━━━ SUPPLIED DATA ━━━

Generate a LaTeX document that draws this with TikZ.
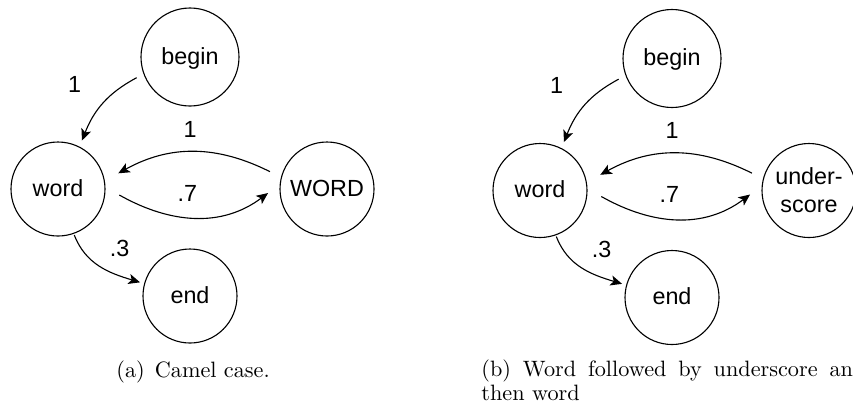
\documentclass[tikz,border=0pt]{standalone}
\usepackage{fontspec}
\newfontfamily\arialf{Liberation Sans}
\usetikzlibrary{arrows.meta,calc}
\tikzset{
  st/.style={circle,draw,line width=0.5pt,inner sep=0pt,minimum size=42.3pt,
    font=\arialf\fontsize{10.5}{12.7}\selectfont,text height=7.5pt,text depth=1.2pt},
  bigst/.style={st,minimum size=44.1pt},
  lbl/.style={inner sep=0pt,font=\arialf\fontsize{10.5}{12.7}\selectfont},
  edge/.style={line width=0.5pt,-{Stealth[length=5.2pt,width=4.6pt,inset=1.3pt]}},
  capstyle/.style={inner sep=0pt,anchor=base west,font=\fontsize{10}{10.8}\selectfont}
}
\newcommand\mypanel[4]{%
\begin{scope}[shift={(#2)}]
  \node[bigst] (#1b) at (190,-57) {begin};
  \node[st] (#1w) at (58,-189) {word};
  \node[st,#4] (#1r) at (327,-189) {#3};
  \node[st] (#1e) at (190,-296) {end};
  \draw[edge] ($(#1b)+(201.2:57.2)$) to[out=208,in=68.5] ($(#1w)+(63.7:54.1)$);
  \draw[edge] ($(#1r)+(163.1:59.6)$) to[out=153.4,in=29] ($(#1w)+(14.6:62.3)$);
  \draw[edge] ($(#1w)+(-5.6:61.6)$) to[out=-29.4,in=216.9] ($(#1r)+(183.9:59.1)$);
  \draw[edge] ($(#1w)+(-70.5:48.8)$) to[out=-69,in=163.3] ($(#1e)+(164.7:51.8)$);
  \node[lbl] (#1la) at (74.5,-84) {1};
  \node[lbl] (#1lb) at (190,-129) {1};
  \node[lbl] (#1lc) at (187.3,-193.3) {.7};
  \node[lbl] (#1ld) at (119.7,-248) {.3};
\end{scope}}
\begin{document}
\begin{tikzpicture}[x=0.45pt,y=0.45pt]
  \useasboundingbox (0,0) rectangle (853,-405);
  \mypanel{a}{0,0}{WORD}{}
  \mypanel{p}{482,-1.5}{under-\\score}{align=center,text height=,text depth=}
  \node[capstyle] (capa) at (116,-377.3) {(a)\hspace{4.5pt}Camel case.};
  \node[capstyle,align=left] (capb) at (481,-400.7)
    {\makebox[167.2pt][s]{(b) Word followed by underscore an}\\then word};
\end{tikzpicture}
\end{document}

━━━

**WHAT YOU NEED TO DO**
Without the images, write out each line of the data verbatim.

**RESULT OF THE TASK**
Generate a LaTeX document that draws this with TikZ.
\documentclass[tikz,border=0pt]{standalone}
\usepackage{fontspec}
\newfontfamily\arialf{Liberation Sans}
\usetikzlibrary{arrows.meta,calc}
\tikzset{
  st/.style={circle,draw,line width=0.5pt,inner sep=0pt,minimum size=42.3pt,
    font=\arialf\fontsize{10.5}{12.7}\selectfont,text height=7.5pt,text depth=1.2pt},
  bigst/.style={st,minimum size=44.1pt},
  lbl/.style={inner sep=0pt,font=\arialf\fontsize{10.5}{12.7}\selectfont},
  edge/.style={line width=0.5pt,-{Stealth[length=5.2pt,width=4.6pt,inset=1.3pt]}},
  capstyle/.style={inner sep=0pt,anchor=base west,font=\fontsize{10}{10.8}\selectfont}
}
\newcommand\mypanel[4]{%
\begin{scope}[shift={(#2)}]
  \node[bigst] (#1b) at (190,-57) {begin};
  \node[st] (#1w) at (58,-189) {word};
  \node[st,#4] (#1r) at (327,-189) {#3};
  \node[st] (#1e) at (190,-296) {end};
  \draw[edge] ($(#1b)+(201.2:57.2)$) to[out=208,in=68.5] ($(#1w)+(63.7:54.1)$);
  \draw[edge] ($(#1r)+(163.1:59.6)$) to[out=153.4,in=29] ($(#1w)+(14.6:62.3)$);
  \draw[edge] ($(#1w)+(-5.6:61.6)$) to[out=-29.4,in=216.9] ($(#1r)+(183.9:59.1)$);
  \draw[edge] ($(#1w)+(-70.5:48.8)$) to[out=-69,in=163.3] ($(#1e)+(164.7:51.8)$);
  \node[lbl] (#1la) at (74.5,-84) {1};
  \node[lbl] (#1lb) at (190,-129) {1};
  \node[lbl] (#1lc) at (187.3,-193.3) {.7};
  \node[lbl] (#1ld) at (119.7,-248) {.3};
\end{scope}}
\begin{document}
\begin{tikzpicture}[x=0.45pt,y=0.45pt]
  \useasboundingbox (0,0) rectangle (853,-405);
  \mypanel{a}{0,0}{WORD}{}
  \mypanel{p}{482,-1.5}{under-\\score}{align=center,text height=,text depth=}
  \node[capstyle] (capa) at (116,-377.3) {(a)\hspace{4.5pt}Camel case.};
  \node[capstyle,align=left] (capb) at (481,-400.7)
    {\makebox[167.2pt][s]{(b) Word followed by underscore an}\\then word};
\end{tikzpicture}
\end{document}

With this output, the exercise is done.